Foreign journalists are prohibited from entering this repressive country, which is ruled by a hardline military regime. But I'm posing as a tourist, reporting surreptitiously on the state of the country in the wake of the world's worst natural disaster since the 2004 Asian tsunami.

But unlike the tsunami, when the world saw the damage thanks to open media coverage -- and when governments throughout the region allowed relief groups to provide aid unfettered -- Myanmar's junta has allowed only limited access to the hardest-hit areas. Some say the government is blocking aid outright -- or simply confiscating it.

The isolated leadership, fearful and paranoid of outside influences, has been reluctant to allow access. That's why today, more than a month after the disaster, people here -- people who had little to begin with -- now have nothing at all.

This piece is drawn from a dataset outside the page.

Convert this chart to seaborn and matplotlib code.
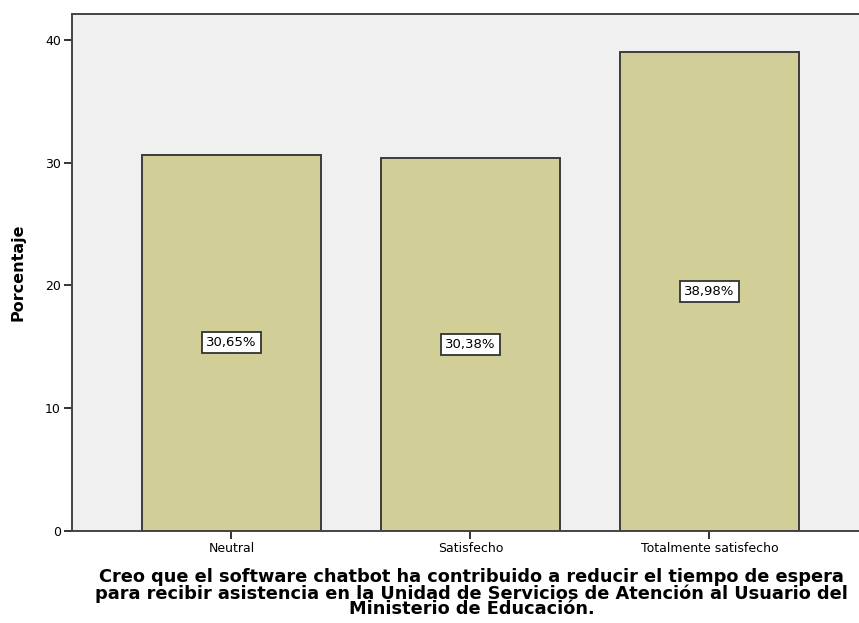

I've made my way to the outskirts of Yangon, to a region in the northeast called Dagon Myothit. As my taxi driver and I bounce along the rutted road in his ancient sedan, I begin to see lines of wooden shacks that were pummeled by Nargis.

Some dwellings lack roofs altogether. Others have walls that have crumbled under the weight of the storm. Some houses are flooded and muddy water laps through the single-room dwellings.